The area sometimes referred to as the "fertile crescent", which includes much of the modern countries of Iraq, Syria, Jordan, Iran and Turkey, was where domestication is currently dated as earliest in the world. In general, the "crescent" is the upland area in a crescent-shape around the Tigris and Euphrates Rivers, the two large rivers that drain into the Persian Gulf. (See Map Below, and text p. 212)

At the end of the Pleistocene, large fauna became more scarce, while wild cereals became more common due to the change in climate. People developed new tools to harvest the wild grasses, including sickles of flint blades inserted into wooden or bone handles, baskets to carry the seeds, grinding slabs process the seeds, and underground storage pits, some waterproofed by plastering. The text discusses one such site, 'Ain Mallaha in modern Israel. [see text p. 209-210] (See below for some examples of these artifacts, which preadapted the people to horticulture.) As population rose, those who moved into domestication could produce more calories per unit area of land than those who remained foragers. More calories, even if of lesser quality, enabled more population growth, which necessitated a rapid and complete move to horticulture.

Sickles with flint blades (l) and Grinding stone or mortar, with pestle (r)

Hafted Ground Stone Ax Head

The text in general does an excellent discussion of places and dates for early horticulture in southwest Asia (the Middle East). Most of these sites referred to are in a stage archaeologists call Pre-pottery Neolithic A, B and C, because pottery is absent or minimal at such sites. Sites like Abu Hureyra in Syria [see text pp. 214-217, and also below], the Palestinian site of Jericho [see text pp. 221-223], Jarmo in Iraq, and Ali Kosh in Iran and 'Ain Ghazal in Jordan are examples of some of the earliest sites of food production. All are villages of various sizes, some at least partially walled. In these areas the earliest domesticated wheat, rye, barley, lentils, goats, sheep, and cattle are found during the time period of 10,000 to 6,000 BC. (You are not required to read the above links on these sites, though they are recommended [note the study guide for sites you are supposed to know a bit about]; however see below for the required link in this lesson.)

Tower at Jericho, in the Remains of the Walls (l) and Plastered Skull from the same site

Unbaked Clay figurines from Jarmo: Toys or Offerings?

Plaster statue and Bust from 'Ain Ghazal, Jordan (Click on link for more on these statues.)

Abu Hureyra

Located on the Eurprates River in northern Syria, Abu Hureyra is a site that spans the transition from Mesolithic foragers using a broad spectrum of wild plants (particularly grasses) and wild animals, to a full Neolithic dependence on plant and animal domestication. At its height the site covered some 30 ares, and was occupied from 10,500 BC to 6,000 BC. The tell or mound left behind was as much as 25 feet high.

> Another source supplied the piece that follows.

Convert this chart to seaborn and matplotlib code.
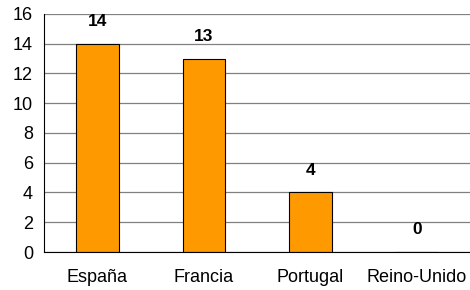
import pandas as pd
import seaborn as sns
import matplotlib.pyplot as plt
from matplotlib.ticker import FixedLocator

paises = ['España', 'Francia', 'Portugal', 'Reino-Unido']
valores = [14, 13, 4, 0]

df = pd.DataFrame({'pais': paises, 'valor': valores})

sns.set_style('white')
plt.rcParams['font.family'] = ['Liberation Sans', 'DejaVu Sans']
plt.rcParams['text.color'] = 'black'
plt.rcParams['xtick.color'] = 'black'
plt.rcParams['ytick.color'] = 'black'

fig = plt.figure(figsize=(4.7, 2.9), dpi=100)
ax = fig.add_axes([0.094, 0.131, 0.906, 0.821])

sns.barplot(data=df, x='pais', y='valor', color='#FF9900', edgecolor='black',
            linewidth=0.8, width=0.4, saturation=1, ax=ax)

for i, v in enumerate(valores):
    ax.annotate(str(v), (i, v), xytext=(0, 16), textcoords='offset points',
                ha='center', va='center', fontsize=12.5, fontweight='bold')

ax.set_ylim(0, 16)
ax.set_xlim(-0.5, 3.5)
ax.set_yticks(range(0, 17, 2))
ax.yaxis.grid(True, color='#808080', linewidth=0.9)
ax.set_axisbelow(True)
ax.set_xlabel('')
ax.set_ylabel('')

ax.xaxis.set_minor_locator(FixedLocator([0.5, 1.5, 2.5]))
ax.tick_params(axis='x', which='major', length=0, labelsize=13, pad=12)
ax.tick_params(axis='x', which='minor', length=4, direction='out', width=0.8)
ax.tick_params(axis='y', length=4, direction='out', width=0.8, labelsize=13, pad=4)

for s in ['top', 'right']:
    ax.spines[s].set_visible(False)
for s in ['left', 'bottom']:
    ax.spines[s].set_color('black')
    ax.spines[s].set_linewidth(0.8)

fig.savefig('out.png', dpi=100)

Abu Hureyra is one of the sites that are part of lab 3, so be sure to read about it in more detail in Chapter 6. The site contains evidence of perhaps the earliest domesticated grain, rye, dating at 10,000 BC. In addition, remains of 162 people were discovered, and an analysis of their bones reveals considerable information about what life was like in Neolithic Abu Hureyra. This is discussed below, but also see the required link on the site.

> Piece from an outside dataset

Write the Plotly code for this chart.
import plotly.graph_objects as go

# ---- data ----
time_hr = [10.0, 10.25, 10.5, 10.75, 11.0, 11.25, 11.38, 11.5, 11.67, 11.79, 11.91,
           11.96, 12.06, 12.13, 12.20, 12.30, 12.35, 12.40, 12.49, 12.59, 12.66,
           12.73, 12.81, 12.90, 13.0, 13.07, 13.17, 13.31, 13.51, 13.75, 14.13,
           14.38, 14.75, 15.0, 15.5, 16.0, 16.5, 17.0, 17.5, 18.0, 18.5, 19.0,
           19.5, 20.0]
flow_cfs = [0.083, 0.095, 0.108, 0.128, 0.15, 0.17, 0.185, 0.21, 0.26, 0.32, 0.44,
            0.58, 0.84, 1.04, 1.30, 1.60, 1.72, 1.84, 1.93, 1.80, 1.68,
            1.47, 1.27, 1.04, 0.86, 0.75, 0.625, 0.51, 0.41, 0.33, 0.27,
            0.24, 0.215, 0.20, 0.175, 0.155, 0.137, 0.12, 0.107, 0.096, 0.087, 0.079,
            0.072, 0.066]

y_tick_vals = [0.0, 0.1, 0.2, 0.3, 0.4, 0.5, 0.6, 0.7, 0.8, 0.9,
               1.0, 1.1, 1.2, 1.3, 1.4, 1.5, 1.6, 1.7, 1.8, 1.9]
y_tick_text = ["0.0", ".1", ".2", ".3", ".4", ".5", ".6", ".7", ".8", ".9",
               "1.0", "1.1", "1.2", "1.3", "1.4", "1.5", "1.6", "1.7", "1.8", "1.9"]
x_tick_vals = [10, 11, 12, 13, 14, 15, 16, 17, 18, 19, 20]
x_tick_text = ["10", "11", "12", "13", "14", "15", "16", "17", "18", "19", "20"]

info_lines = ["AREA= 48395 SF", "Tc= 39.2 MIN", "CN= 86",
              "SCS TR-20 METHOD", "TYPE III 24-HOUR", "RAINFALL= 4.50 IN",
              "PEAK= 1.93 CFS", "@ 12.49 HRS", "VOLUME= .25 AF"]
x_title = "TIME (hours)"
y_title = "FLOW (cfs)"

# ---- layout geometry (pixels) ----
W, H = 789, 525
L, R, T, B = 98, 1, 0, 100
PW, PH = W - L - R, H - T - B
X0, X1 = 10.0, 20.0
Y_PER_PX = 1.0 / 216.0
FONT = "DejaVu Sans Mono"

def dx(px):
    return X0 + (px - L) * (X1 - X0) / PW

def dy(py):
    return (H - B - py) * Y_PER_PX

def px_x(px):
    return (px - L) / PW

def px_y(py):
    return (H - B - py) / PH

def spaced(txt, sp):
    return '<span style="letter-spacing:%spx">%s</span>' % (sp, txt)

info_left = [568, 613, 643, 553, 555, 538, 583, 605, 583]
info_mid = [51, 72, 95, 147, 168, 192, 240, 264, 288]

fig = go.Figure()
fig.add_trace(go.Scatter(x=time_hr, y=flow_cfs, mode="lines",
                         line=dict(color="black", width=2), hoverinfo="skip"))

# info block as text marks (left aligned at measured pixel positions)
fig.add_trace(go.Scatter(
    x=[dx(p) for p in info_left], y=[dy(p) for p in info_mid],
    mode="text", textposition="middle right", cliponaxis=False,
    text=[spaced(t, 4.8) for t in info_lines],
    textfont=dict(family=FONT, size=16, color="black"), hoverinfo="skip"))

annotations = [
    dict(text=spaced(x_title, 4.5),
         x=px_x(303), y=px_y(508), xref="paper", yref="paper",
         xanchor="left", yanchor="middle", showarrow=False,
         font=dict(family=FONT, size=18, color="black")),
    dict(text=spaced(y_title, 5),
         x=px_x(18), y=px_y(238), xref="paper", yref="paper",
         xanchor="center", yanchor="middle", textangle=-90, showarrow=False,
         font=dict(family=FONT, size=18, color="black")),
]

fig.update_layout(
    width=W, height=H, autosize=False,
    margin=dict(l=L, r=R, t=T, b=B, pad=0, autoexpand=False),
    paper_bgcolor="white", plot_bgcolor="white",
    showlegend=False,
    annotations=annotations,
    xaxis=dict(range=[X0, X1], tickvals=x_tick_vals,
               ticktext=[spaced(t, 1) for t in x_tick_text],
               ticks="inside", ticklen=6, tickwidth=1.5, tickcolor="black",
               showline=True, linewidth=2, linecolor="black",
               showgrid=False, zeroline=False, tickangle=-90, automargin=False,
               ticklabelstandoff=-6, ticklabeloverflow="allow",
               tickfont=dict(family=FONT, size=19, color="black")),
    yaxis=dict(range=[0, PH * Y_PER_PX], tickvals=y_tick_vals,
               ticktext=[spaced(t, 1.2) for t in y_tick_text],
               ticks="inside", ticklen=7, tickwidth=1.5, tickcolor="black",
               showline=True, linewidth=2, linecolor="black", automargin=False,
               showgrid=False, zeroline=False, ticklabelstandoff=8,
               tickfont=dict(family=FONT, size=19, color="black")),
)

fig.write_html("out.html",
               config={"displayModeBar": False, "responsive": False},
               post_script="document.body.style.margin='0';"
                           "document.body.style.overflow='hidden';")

Physical anthropologists who study human bones from archeological sites can often provide insight as to how people spent their working lives. Repetitive or habitual labor, such as squatting or carrying heavy loads on the head, will signs of these activities on peoples' bones. Analysis of the Abu Hureyra remains found squatting facets on the front side of the ankles, found on the bones of both men and women, as well as children. In some adults, the upper neck vertebrae were enlarged, indicating that heavy loads were carried on the head. In addition, many older adults, particularly women, showed severely arthritic big toes, and many (even younger individuals) had a degernative condition where the big toe is bent upwards. This condition is a result of constant kneeling with the toes tucked under the foot, a condition that in Abu Hureyra is probably the result of long periods spent grinding grain.

Among the artifacts found at Abu Hureyra are stone querns or grinding stones. Constant use of these querns creates a shallow depression in middle, which is why they are often identified as saddle querns. Women probably ground grain on these querns daily, using the weight of their bodies to grind the grain, and the "bent-back" big toes as a base to apply force to the grinding. (See below.)

Saddle Quern from Abu Hureyra, and a sketch of the typical grinding posture, with bent toes

Deformed Toe Bones of a woman of Abu Hureyra

Both male and females bones showed well-marked areas of muscle attachment, particularily of the deltoid muschles of the upper arms. Many also had heavily abraded teeth, a result of eating coarse grain. While the site does not have any pottery until near the end of its occupation, it is possible that Abu Hureyra people made fiber baskets. Constantly chewing basket fiber to soften it leaves typical grooving on the teeth, which is found on the teeth of Abu Hureyra women.